THE Vale could become home to the UK’s biggest carbon dioxide capture pilot plant.

RWE npower this week announced that a planning application is to be submitted to the Vale Council, to introduce the technology to Aberthaw Power Station.

The company hopes that, if approved, it will help cut its global emissions and help tackle climate change.

The project, known as CO2 Capture and Geological Storage, is a technological process to capture CO2 emissions from fossil fuel-fired power plants and then store the CO2 underground in geological formations away from the atmosphere.

If it is approved, the plant will be at least eight times the size of similar existing projects in the UK, and will operate for twice as long, with the capability of capturing up to 50 metric tonnes of CO2 per day.

Clive Smith, station manager at Aberthaw Power Station, said: "Carbon dioxide capture is likely to play an important role in lowering the carbon intensity of coal generation in the UK and around the world, and a new demonstrator plant here at Aberthaw would ensure that Wales is at the forefront of this technology."
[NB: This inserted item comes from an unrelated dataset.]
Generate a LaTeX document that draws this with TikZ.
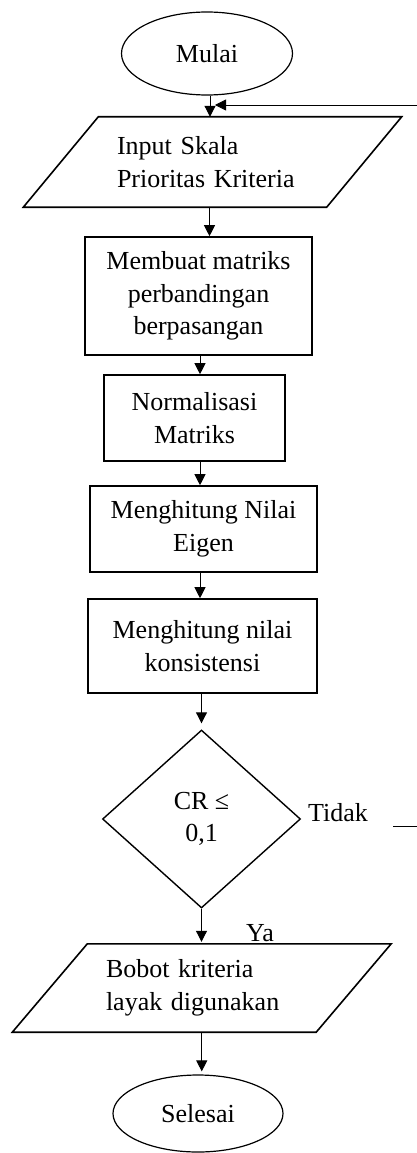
\documentclass[tikz,border=0pt]{standalone}
\usepackage{fontspec}
\setmainfont{Liberation Serif}
\usetikzlibrary{shapes.geometric,arrows.meta}
\begin{document}
\begin{tikzpicture}[x=1pt,y=-1pt,
  every node/.style={font=\fontsize{26}{32.5}\selectfont, inner sep=0pt},
  term/.style={ellipse, draw, line width=1.2pt},
  procbox/.style={rectangle, draw, line width=1.6pt, align=center},
  iobox/.style={rectangle, align=left, inner xsep=56pt},
  iofrm/.style={draw, line width=1.6pt, line join=miter},
  decbox/.style={diamond, draw, line width=1.4pt, align=center},
  arr/.style={draw, line width=1pt, -{Triangle[length=11pt,width=11pt]}},
  plain/.style={draw, line width=0.9pt}]

\useasboundingbox (0,0) rectangle (417,1153);

% terminals, process boxes, decision and data boxes
\node[term, minimum width=171pt, minimum height=83pt] (start) at (207,53.5) {Mulai};

\node[iobox, text width=191pt, minimum height=90pt] (inp) at (212.5,162) {Input Skala\\Prioritas Kriteria};
\draw[iofrm] ([xshift=37.5]inp.north west) -- ([xshift=37.5]inp.north east)
  -- ([xshift=-37.5]inp.south east) -- ([xshift=-37.5]inp.south west) -- cycle;

\node[procbox, minimum width=227pt, minimum height=118pt] (mat) at (198.5,296) {Membuat matriks\\perbandingan\\berpasangan};
\node[procbox, minimum width=181pt, minimum height=86pt] (norm) at (194.5,418) {Normalisasi\\Matriks};
\node[procbox, minimum width=227pt, minimum height=86pt] (eig) at (203.5,529) {Menghitung Nilai\\Eigen};
\node[procbox, minimum width=229pt, minimum height=94pt] (cons) at (202.5,646) {Menghitung nilai\\konsistensi};

\node[decbox, minimum width=198pt, minimum height=178pt] (dec) at (201.5,819) {CR ≤\\0,1};

\node[iobox, text width=191.5pt, minimum height=88pt] (out) at (201.75,988) {Bobot kriteria\\layak digunakan};
\draw[iofrm] ([xshift=37.5]out.north west) -- ([xshift=37.5]out.north east)
  -- ([xshift=-37.5]out.south east) -- ([xshift=-37.5]out.south west) -- cycle;

\node[term, minimum width=170pt, minimum height=77pt] (stop) at (198,1113.5) {Selesai};

% branch labels
\node (ya) at (260,933) {Ya};
\node (tidak) at (338,813) {Tidak};

% loop-back line entering from the right
\coordinate (fbin) at (417,105);
\coordinate (fbend) at (215,105);
\draw[arr, line width=0.8pt] (fbin) -- (fbend);

% stub of the "Tidak" branch
\coordinate (tidakA) at (393,826);
\coordinate (tidakB) at (417,826);
\draw[plain] (tidakA) -- (tidakB);

% main flow
\draw[arr] ([xshift=3]start.south) -- ([xshift=3]start.south |- inp.north);
\draw[arr] ([xshift=-3]inp.south) -- ([xshift=-3]inp.south |- mat.north);
\draw[arr] ([xshift=1.5]mat.south) -- ([xshift=1.5]mat.south |- norm.north);
\draw[arr] ([xshift=5.5]norm.south) -- ([xshift=5.5]norm.south |- eig.north);
\draw[arr] ([xshift=-3.5]eig.south) -- ([xshift=-3.5]eig.south |- cons.north);
\draw[arr, shorten >=6pt] (cons.south -| dec.north) -- (dec.north);
\draw[arr, shorten >=2pt] (dec.south) -- (dec.south |- out.north);
\draw[arr, shorten >=3pt] (out.south) -- (out.south |- stop.north);
\end{tikzpicture}
\end{document}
But it’s too little too late for Barry’s Friends of the Earth group leader Keith Stockdale.

"All credit to them for trying," he said.
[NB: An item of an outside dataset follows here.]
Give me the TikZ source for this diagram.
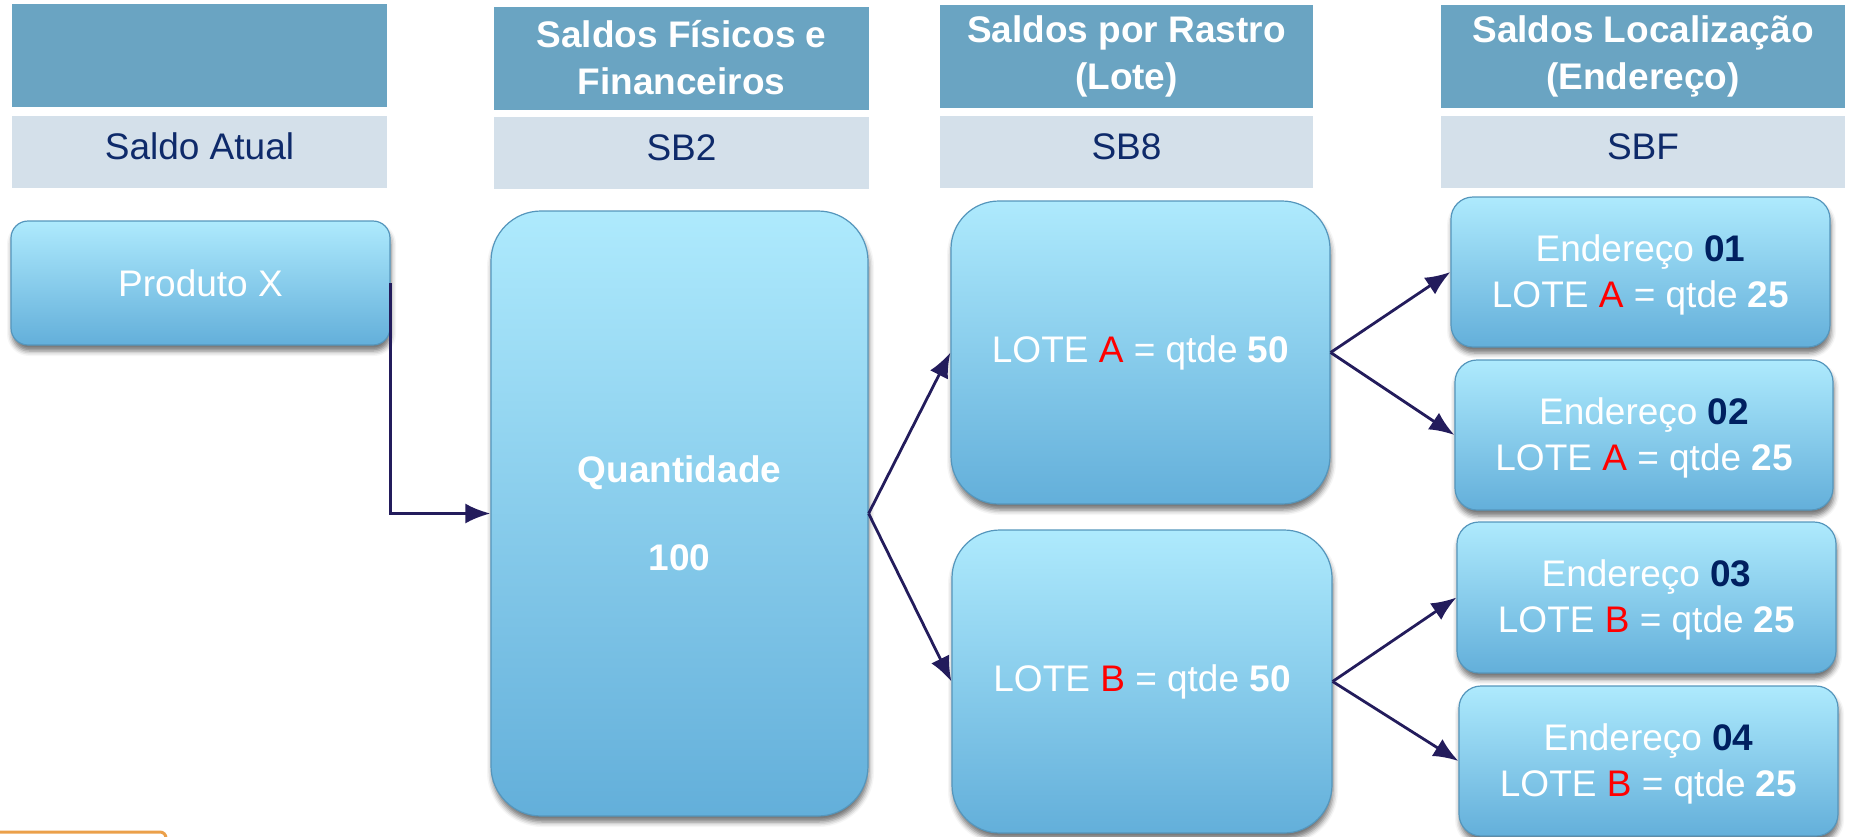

"But it is closing the gate after the horse has bolted. It’s a small experimental unit, when there are islands sinking in the sea.

"And compared to the wildlife that used to be in Barry when I was a child, you now see very few birds now.

"This is too small, the technology is not proven and if it does work to capture the carbon where are they going to store it?" he added.

RWE npower are hoping to submit the plan to the council in the next two weeks.